Aim:
Leave out the pictures, then output the lines of the records below from the first through the one containing "x_ticks = [0, 20, 40, 60, 80]".

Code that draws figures
_ _ _ _ _ _ _

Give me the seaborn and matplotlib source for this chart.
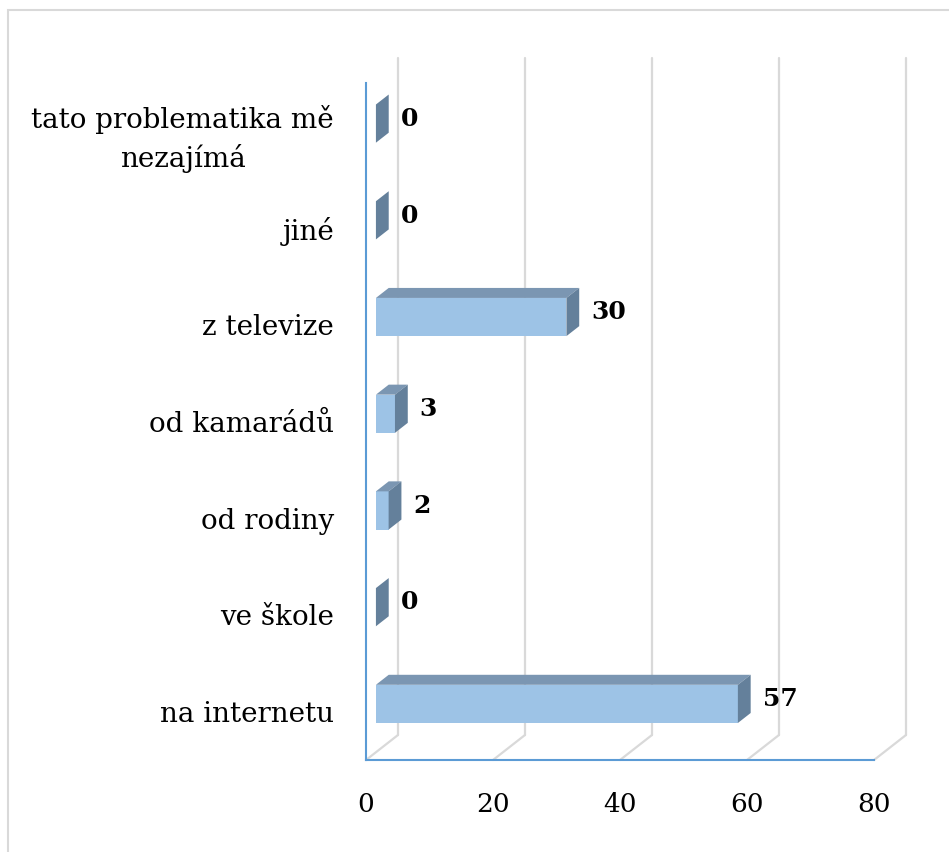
import matplotlib
matplotlib.use('Agg')
import matplotlib.pyplot as plt
from matplotlib.patches import Polygon, Rectangle
import seaborn as sns

# Data
kategorie = ['tato problematika mě\nnezajímá', 'jiné', 'z televize', 'od kamarádů',
             'od rodiny', 've škole', 'na internetu']
pocty = [0, 0, 30, 3, 2, 0, 57]
x_ticks = [0, 20, 40, 60, 80]

# Colors
PREDNI = '#9DC3E6'
HORNI = '#7B96B2'
BOCNI = '#64809B'
OSA = '#5B9BD5'
MRIZKA = '#D9D9D9'

sns.set_style('white')
plt.rcParams['font.family'] = ['DejaVu Serif']
plt.rcParams['text.color'] = 'black'

W, H, DPI = 949, 852, 100
fig = plt.figure(figsize=(W / DPI, H / DPI), dpi=DPI)
ax = fig.add_axes([366 / W, 92 / H, 508 / W, 677 / H])

sns.barplot(x=pocty, y=kategorie, orient='h', color=PREDNI, saturation=1,
            width=0.395, linewidth=0, ax=ax, zorder=3)
ax.set_xlim(0, 80)
ax.set_ylim(6.5, -0.5)


# pixel offset -> data units
def posun(px, py):
    o = ax.transData.transform((0, 0))
    p = ax.transData.inverted().transform((o[0] + px, o[1] + py))
    return p[0], p[1]


hloubka = (32, 25)
dx, dy = posun(*hloubka)
f = (dx * 0.31, dy * 0.31)   # front of the bars
b = (dx * 0.71, dy * 0.71)   # back of the bars

# back wall + floor gridlines
for t in x_ticks:
    ax.plot([t + dx, t + dx], [-0.5 + dy, 6.5 + dy], color=MRIZKA, lw=1.6,
            zorder=0, clip_on=False)
    ax.plot([t, t + dx], [6.5, 6.5 + dy], color=MRIZKA, lw=1.6, zorder=0,
            clip_on=False)

# 3D faces of the bars
for patch in ax.patches[:len(pocty)]:
    x0, y0 = patch.get_x(), patch.get_y()
    w, h = patch.get_width(), patch.get_height()
    x1, y1 = x0 + w, y0 + h
    patch.set_xy((x0 + f[0], y0 + f[1]))
    horni = [(x0 + f[0], y0 + f[1]), (x1 + f[0], y0 + f[1]),
             (x1 + b[0], y0 + b[1]), (x0 + b[0], y0 + b[1])]
    bocni = [(x1 + f[0], y0 + f[1]), (x1 + f[0], y1 + f[1]),
             (x1 + b[0], y1 + b[1]), (x1 + b[0], y0 + b[1])]
    ax.add_patch(Polygon(horni, closed=True, facecolor=HORNI, edgecolor='none', zorder=4))
    ax.add_patch(Polygon(bocni, closed=True, facecolor=BOCNI, edgecolor='none', zorder=4))

# value labels
for i, v in enumerate(pocty):
    ax.annotate(str(v), xy=(v, i), xytext=(25, 9), textcoords='offset points',
                ha='left', va='center', fontsize=18, fontweight='bold',
                color='black', zorder=5)

# axes styling
sns.despine(ax=ax, top=True, right=True)
ax.spines['left'].set_color(OSA)
ax.spines['bottom'].set_color(OSA)
ax.spines['left'].set_linewidth(1.5)
ax.spines['bottom'].set_linewidth(1.5)
ax.set_xticks(x_ticks)
ax.set_xticklabels([str(t) for t in x_ticks])
ax.tick_params(axis='x', length=0, pad=23, labelsize=19, labelcolor='black')
ax.tick_params(axis='y', length=0, pad=23, labelsize=20, labelcolor='black')
for lab in ax.get_yticklabels():
    lab.set_multialignment('center')
    lab.set_linespacing(1.4)
ax.set_xlabel('')
ax.set_ylabel('')
ax.grid(False)

# outer frame of the chart
fig.patches.append(Rectangle((8 / W, -0.1), 1.2, (H - 10) / H + 0.1,
                             transform=fig.transFigure, fill=False,
                             edgecolor=MRIZKA, lw=1.5))

plt.savefig('out.png', dpi=DPI)
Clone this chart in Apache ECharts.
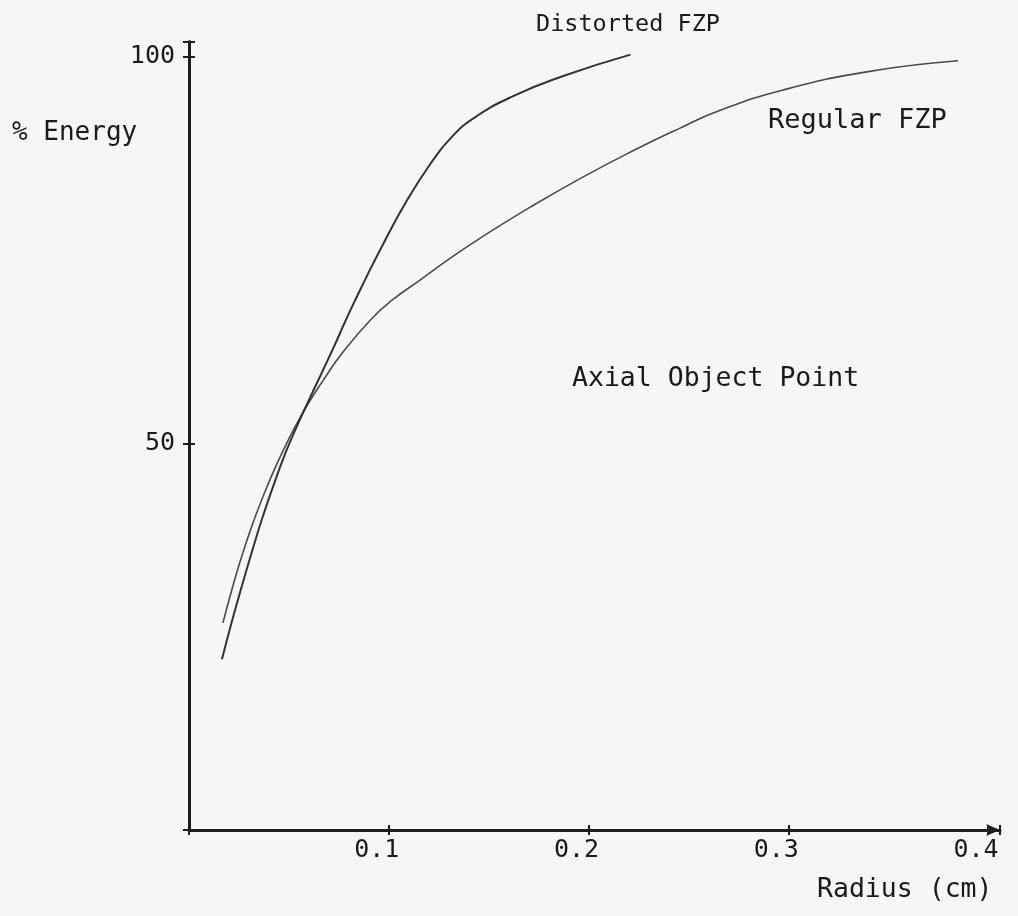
<!DOCTYPE html>
<html>
<head>
<meta charset="utf-8">
<script src="https://cdn.jsdelivr.net/npm/echarts@6/dist/echarts.min.js"></script>
<style>
html,body{margin:0;padding:0;background:#f6f6f4;}
#chart{width:1018px;height:916px;}
</style>
</head>
<body>
<div id="chart"></div>
<script>
// Radius (cm) vs % Energy, axial object point
const regularX = [0.017,0.022,0.027,0.032,0.037,0.042,0.047,0.053,0.060,0.067,0.077,0.092,0.102,0.116,0.131,0.146,0.171,0.196,0.221,0.245,0.265,0.297,0.340,0.385];
const regularY = [26.8,31.6,35.9,39.7,43.1,46.2,49.0,52.1,55.3,58.1,61.8,66.3,68.6,71.2,74.0,76.6,80.6,84.3,87.7,90.7,93.0,95.7,98.1,99.5];
const distortedX = [0.0165,0.0215,0.0265,0.0315,0.0365,0.0415,0.0485,0.055,0.060,0.072,0.080,0.088,0.096,0.109,0.122,0.131,0.142,0.162,0.187,0.221];
const distortedY = [22.1,27.0,31.6,36.0,40.2,44.0,48.9,52.8,55.6,62.2,66.8,71.1,75.2,81.4,86.6,89.5,92.0,94.9,97.5,100.3];
const xTickLabels = ['0.1','0.2','0.3','0.4'];
const yTickLabels = ['50','100'];

const FONT = 'DejaVu Sans Mono';
const zip = (xs, ys) => xs.map((x, i) => [x, ys[i]]);
const AX = '#1e1e1e';

const xFmt = v => { const s = String(+(+v).toFixed(3)); return xTickLabels.includes(s) ? s : ''; };
const yFmt = v => { const s = String(+(+v).toFixed(3)); return yTickLabels.includes(s) ? s : ''; };

const chart = echarts.init(document.getElementById('chart'), null, {renderer: 'canvas'});
chart.setOption({
  backgroundColor: '#f6f6f4',
  animation: false,
  grid: {left: 189, right: 18, top: 41.5, bottom: 86, containLabel: false},
  xAxis: [
    {type: 'value', min: 0, max: 0.406, interval: 0.1, splitLine: {show: false},
      axisLine: {lineStyle: {color: AX, width: 3}, symbol: ['none', 'arrow'], symbolSize: [9, 14]},
      axisTick: {show: true, interval: 0, length: 5, lineStyle: {color: AX, width: 2}},
      axisLabel: {color: '#1a1a1a', fontFamily: FONT, fontSize: 25, margin: 8,
        padding: [0, 24, 0, 0], formatter: xFmt}
    },
    {type: 'value', min: 0, max: 0.406, interval: 0.1, splitLine: {show: false},
      position: 'bottom',
      axisLine: {show: false},
      axisTick: {show: true, interval: 0, inside: true, length: 5, lineStyle: {color: AX, width: 2}},
      axisLabel: {show: false}
    }
  ],
  yAxis: [
    {type: 'value', min: 0, max: 102, interval: 50, splitLine: {show: false},
      axisLine: {show: true, lineStyle: {color: AX, width: 3}},
      axisTick: {show: true, interval: 0, length: 6, lineStyle: {color: AX, width: 2}},
      axisLabel: {color: '#1a1a1a', fontFamily: FONT, fontSize: 25, margin: 14, formatter: yFmt}
    },
    {type: 'value', min: 0, max: 102, interval: 50, splitLine: {show: false},
      position: 'left',
      axisLine: {show: false},
      axisTick: {show: true, interval: 0, inside: true, length: 6, lineStyle: {color: AX, width: 2}},
      axisLabel: {show: false}
    }
  ],
  series: [
    {name: 'Regular FZP', type: 'line', smooth: 0.5, showSymbol: false,
     lineStyle: {color: '#4a4a4a', width: 1.6}, data: zip(regularX, regularY)},
    {name: 'Distorted FZP', type: 'line', smooth: 0.5, showSymbol: false,
     lineStyle: {color: '#333', width: 2}, data: zip(distortedX, distortedY)}
  ],
  graphic: [
    {type: 'text', left: 536, top: 13, style: {text: 'Distorted FZP', font: '23.5px ' + FONT, fill: '#1a1a1a'}},
    {type: 'text', left: 768, top: 107, style: {text: 'Regular FZP', font: '27px ' + FONT, fill: '#1a1a1a'}},
    {type: 'text', left: 572, top: 366, style: {text: 'Axial Object Point', font: '26.5px ' + FONT, fill: '#1a1a1a'}},
    {type: 'text', left: 12, top: 120, style: {text: '% Energy', font: '26px ' + FONT, fill: '#1a1a1a'}},
    {type: 'text', left: 817, top: 877, style: {text: 'Radius (cm)', font: '26.5px ' + FONT, fill: '#1a1a1a'}}
  ]
});
</script>
</body>
</html>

_ _ _ _ _ _ _

Final result:
Give me the seaborn and matplotlib source for this chart.
import matplotlib
matplotlib.use('Agg')
import matplotlib.pyplot as plt
from matplotlib.patches import Polygon, Rectangle
import seaborn as sns

# Data
kategorie = ['tato problematika mě\nnezajímá', 'jiné', 'z televize', 'od kamarádů',
             'od rodiny', 've škole', 'na internetu']
pocty = [0, 0, 30, 3, 2, 0, 57]
x_ticks = [0, 20, 40, 60, 80]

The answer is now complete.